A former Deputy Editor THE IRISH TIMES, Dennis Kennedy, believes that Ireland should show her gratitude to Lord Fitzalan by celebrating her Independence Day on 16th January. He made the proposal in an Opinion Piece in HISTORY IRELAND (Vol 26 No 3  May/June 2018) accessible online.

It’s a bizarre suggestion. The United States celebrates Independence Day on July 4, because Independence was declared on 4 July 1776. The US  created a Federal Capital and named it after the General Commanding the Continental Army, George Washington. It would be odd if it celebrated Independence Day in thanksgiving for a favour from GEORGE III or named its Federal Capital after Lord Cornwallis.

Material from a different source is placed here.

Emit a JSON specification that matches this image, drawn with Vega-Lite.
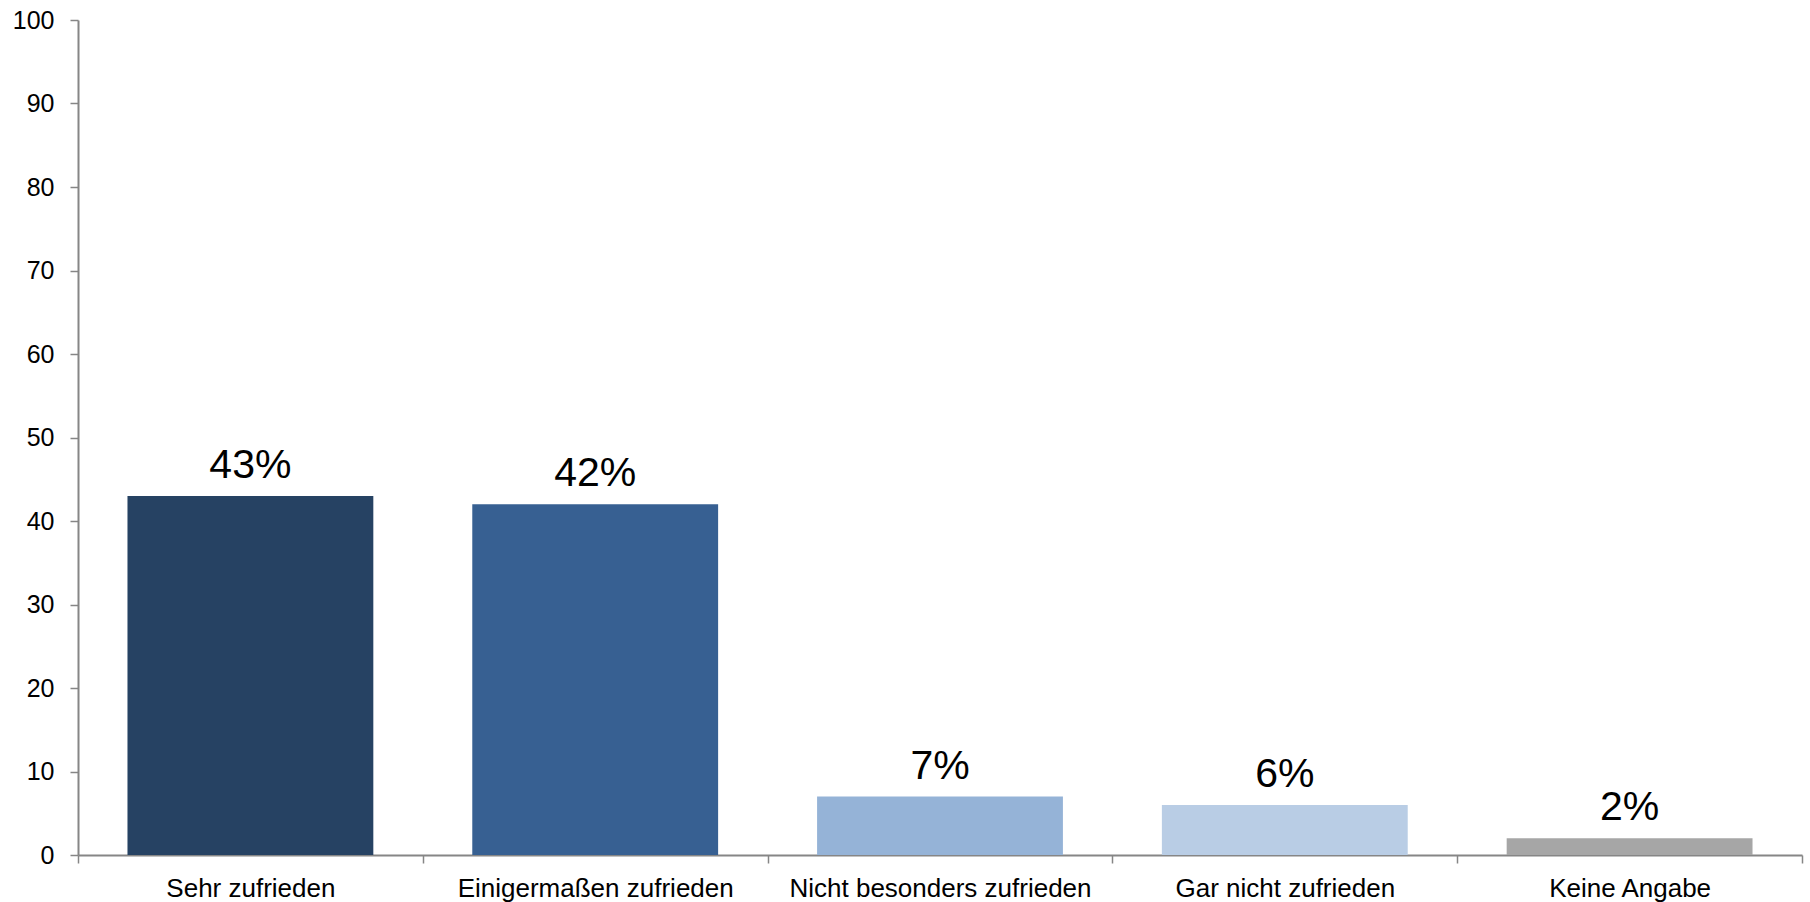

 Dennis Kennedy’s piece was couched in the most insulting manner and quoted, with approval, an anti-Irish sneer by Lord Balfour, the chief plotter of the destruction of Germany accomplished  by the Great War, and the begetter of most of the wars which have plagued the earth ever since. He exults in the near obliteration of the Irish Language under the Union, and though he doesn’t openly exult at the clearance of most of the people by starvation and eviction, it is difficult to infer that he regrets, or resents it.

I’m surprised Dennis Kennedy hasn’t demanded that we Irish should go the whole hog and christen our capital city FITZALANBERG, run up the Union Jack and salute it.

I replied in HISTORY IRELAND (Vol 26 issue 4 of July/August 1918) which can be accessed online.